I need to completely rewire the controls but that isn't a problem for me. First, I need to clean it up and get rid of all the sprayed lead and burned grease.
Then get the motor running and sequence it so the moulds go round and stop where the have to.
Then position the pot over its "home" position.
Then set it up so the pot pours INTO the moulds. It has an 8-mould carousel which has the capability of making about 2000 cast boolits per hour !
Once I figure out all the 'ins-and-outs' of it, I shoudl be in boolits for life.
What I then need is a set (ONE set is EIGHT) of 255 grain 45 caliber boolit mould blocks.
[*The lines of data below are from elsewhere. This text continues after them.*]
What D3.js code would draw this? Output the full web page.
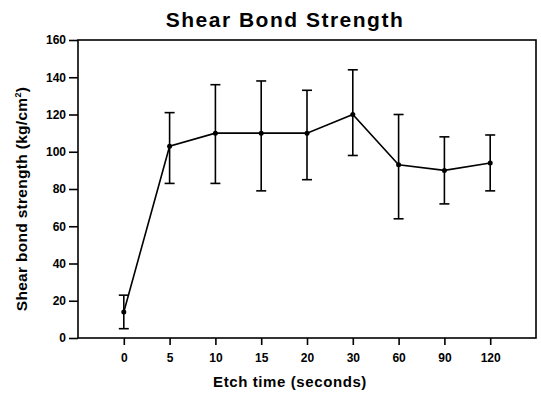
<!DOCTYPE html>
<html>
<head>
<meta charset="utf-8">
<script src="https://cdn.jsdelivr.net/npm/d3@7"></script>
<style>
  body { margin: 0; background: #fff; }
  text { font-family: "Liberation Sans", Arial, sans-serif; font-weight: bold; fill: #000; }
</style>
</head>
<body>
<div id="chart"></div>
<script>
// etch time categories (seconds) and mean / error limits
var times = ["0", "5", "10", "15", "20", "30", "60", "90", "120"];
var means = [14, 103, 110, 110, 110, 120, 93, 90, 94];
var upper = [23, 121, 136, 138, 133, 144, 120, 108, 109];
var lower = [5, 83, 83, 79, 85, 98, 64, 72, 79];
var yTicks = [0, 20, 40, 60, 80, 100, 120, 140, 160];

var width = 541, height = 393;
var padding = {top: 40, right: 5, bottom: 55, left: 78};

var svg = d3.select("#chart")
            .append("svg")
              .attr("width", width)
              .attr("height", height);

var xScale = d3.scalePoint()
               .domain(times)
               .range([padding.left, width - padding.right])
               .padding(1);

var yScale = d3.scaleLinear()
               .domain([0, 160])
               .range([height - padding.bottom, padding.top]);

var data = times.map((t, i) => ({t: t, m: means[i], hi: upper[i], lo: lower[i]}));

// frame
svg.append("rect")
   .attr("x", padding.left)
   .attr("y", padding.top)
   .attr("width", width - padding.left - padding.right)
   .attr("height", height - padding.top - padding.bottom)
   .attr("fill", "none")
   .attr("stroke", "#000")
   .attr("stroke-width", 1.6);

var yAxis = svg.append("g")
   .attr("transform", "translate(" + padding.left + ",0)")
   .call(d3.axisLeft(yScale).tickValues(yTicks).tickSize(9).tickPadding(3));
var xAxis = svg.append("g")
   .attr("transform", "translate(0," + (height - padding.bottom) + ")")
   .call(d3.axisBottom(xScale).tickSize(7).tickPadding(8));

[yAxis, xAxis].forEach(function(ax) {
  ax.select(".domain").remove();
  ax.selectAll("line").attr("stroke", "#000").attr("stroke-width", 1.6);
  ax.selectAll("text")
    .attr("font-family", "'Liberation Sans', Arial, sans-serif")
    .attr("font-weight", "bold")
    .attr("font-size", 12);
});

// error bars
var bars = svg.append("g").attr("stroke", "#000").attr("stroke-width", 1.6);
bars.selectAll(".err")
    .data(data)
    .enter()
    .append("line")
      .attr("x1", d => xScale(d.t))
      .attr("x2", d => xScale(d.t))
      .attr("y1", d => yScale(d.hi))
      .attr("y2", d => yScale(d.lo));
["hi", "lo"].forEach(function(k) {
  bars.selectAll(".cap-" + k)
      .data(data)
      .enter()
      .append("line")
        .attr("x1", d => xScale(d.t) - 5)
        .attr("x2", d => xScale(d.t) + 5)
        .attr("y1", d => yScale(d[k]))
        .attr("y2", d => yScale(d[k]));
});

// mean line and points
svg.append("path")
   .datum(data)
   .attr("fill", "none")
   .attr("stroke", "#000")
   .attr("stroke-width", 1.6)
   .attr("d", d3.line().x(d => xScale(d.t)).y(d => yScale(d.m)));

svg.selectAll(".pt")
   .data(data)
   .enter()
   .append("circle")
     .attr("cx", d => xScale(d.t))
     .attr("cy", d => yScale(d.m))
     .attr("r", 2.5)
     .attr("fill", "#000");

// titles
svg.append("text")
   .attr("x", 285)
   .attr("y", 27)
   .attr("text-anchor", "middle")
   .attr("font-size", 21)
   .attr("letter-spacing", 1.5)
   .text("Shear Bond Strength");

svg.append("text")
   .attr("x", 290)
   .attr("y", 387)
   .attr("text-anchor", "middle")
   .attr("font-size", 15)
   .attr("letter-spacing", 0.6)
   .text("Etch time (seconds)");

var yl = svg.append("text")
   .attr("transform", "translate(27," + 199 + ") rotate(-90)")
   .attr("text-anchor", "middle")
   .attr("font-size", 15.5)
   .attr("letter-spacing", 0.3);
yl.append("tspan").text("Shear bond strength (kg/cm");
yl.append("tspan").attr("dy", -6).attr("font-size", 9).text("2");
yl.append("tspan").attr("dy", 6).text(")");
</script>
</body>
</html>
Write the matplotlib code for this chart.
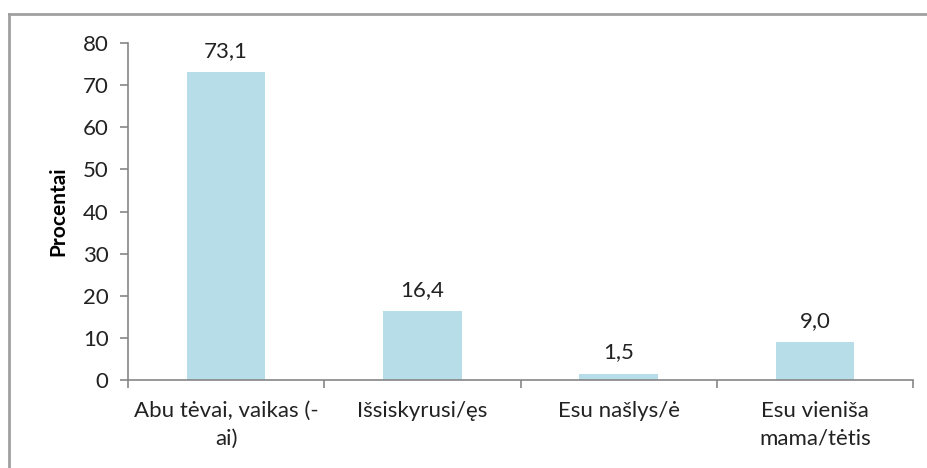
import matplotlib.pyplot as plt
import numpy as np
from matplotlib.lines import Line2D

categories = ["Abu tėvai, vaikas (-\nai)", "Išsiskyrusi/ęs", "Esu našlys/ė", "Esu vieniša\nmama/tėtis"]
values = [73.1, 16.4, 1.5, 9.0]
value_labels = ["73,1", "16,4", "1,5", "9,0"]
y_ticks = [0, 10, 20, 30, 40, 50, 60, 70, 80]

plt.rcParams['font.family'] = ['Lato', 'DejaVu Sans']
W, H = 927, 468
fig = plt.figure(figsize=(W / 100, H / 100), dpi=100)
ax = fig.add_axes([128 / W, 1 - 380 / H, (913 - 128) / W, (380 - 43) / H])

x = np.arange(len(categories))
ax.bar(x, values, width=0.40, color='#b7dde8')
for xi, v, lab in zip(x, values, value_labels):
    ax.annotate(lab, (xi, v), xytext=(0, 11), textcoords='offset points',
                ha='center', va='baseline', fontsize=16, color='#222222')

ax.set_xlim(-0.5, len(categories) - 0.5)
ax.set_ylim(0, 80)
ax.set_yticks(y_ticks)
ax.set_yticklabels([str(t) for t in y_ticks], fontsize=16, color='#222222')
ax.set_xticks(x)
ax.set_xticklabels(categories, fontsize=16, color='#222222', linespacing=1.5)
ax.set_xticks(np.arange(-0.5, len(categories)), minor=True)
ax.tick_params(axis='x', which='major', length=0, pad=15)
ax.tick_params(axis='x', which='minor', length=6, color='#868686', width=1.2)
ax.tick_params(axis='y', length=6, color='#868686', width=1.2, pad=8)

for s in ['top', 'right']:
    ax.spines[s].set_visible(False)
for s in ['left', 'bottom']:
    ax.spines[s].set_color('#868686')
    ax.spines[s].set_linewidth(1.2)

ax.set_ylabel('Procentai', fontsize=15, fontweight='bold', labelpad=10)

# outer frame
fig.add_artist(Line2D([9 / W, 9 / W], [0, 1 - 14 / H], transform=fig.transFigure,
                      color='#a0a0a0', lw=2))
fig.add_artist(Line2D([9 / W, 1], [1 - 14 / H, 1 - 14 / H], transform=fig.transFigure,
                      color='#a0a0a0', lw=2))

fig.savefig('out.png', dpi=100)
I have a set of 9mm moulds so I can start to 'polish' my technique with that one.

Anyway, I'm looking for someone, ANYONE, who has a BULLET MASTER so I can watch and ask questions and learn about the machine I have.

RoGrrr

runfiverun
05-31-2012, 08:35 PM
should be some videos on the u-tube.
you don't need all one type of mold either, if you have 8 different molds that are within about 50-60 grs of each other you can run 8 different molds.

RoGrrr
05-31-2012, 08:46 PM
While I understand that I don't have to run all the same, I only have one set of 9mm moulds and another set of, maybe 35 cal RIFLE moulds without sprue cutters. (I should post pics and try to sell them here. Or maybe on ebay)
I'd like to have them modified for 45ACP 255 grain but the existing cut is too long/deep for what I want to do.


should be some videos on the u-tube.
you don't need all one type of mold either, if you have 8 different molds that are within about 50-60 grs of each other you can run 8 different molds.

Catshooter
05-31-2012, 11:01 PM
You're welcome RoGrrr, glad it helped.


Cat

edctexas
11-25-2015, 10:08 PM
A suggestion for the set screw holding the sprue plate pivot screw from turning. Put a small bit of copper wire in the setscrew hole. then use the set screw to push against the pivot screw. This prevents buggering the threads on the pivot screw. I think I read this idea on the Noe mold forum. Anyway, it does work. You might use a hard piece of shot. The hard shot will not melt at mold temps.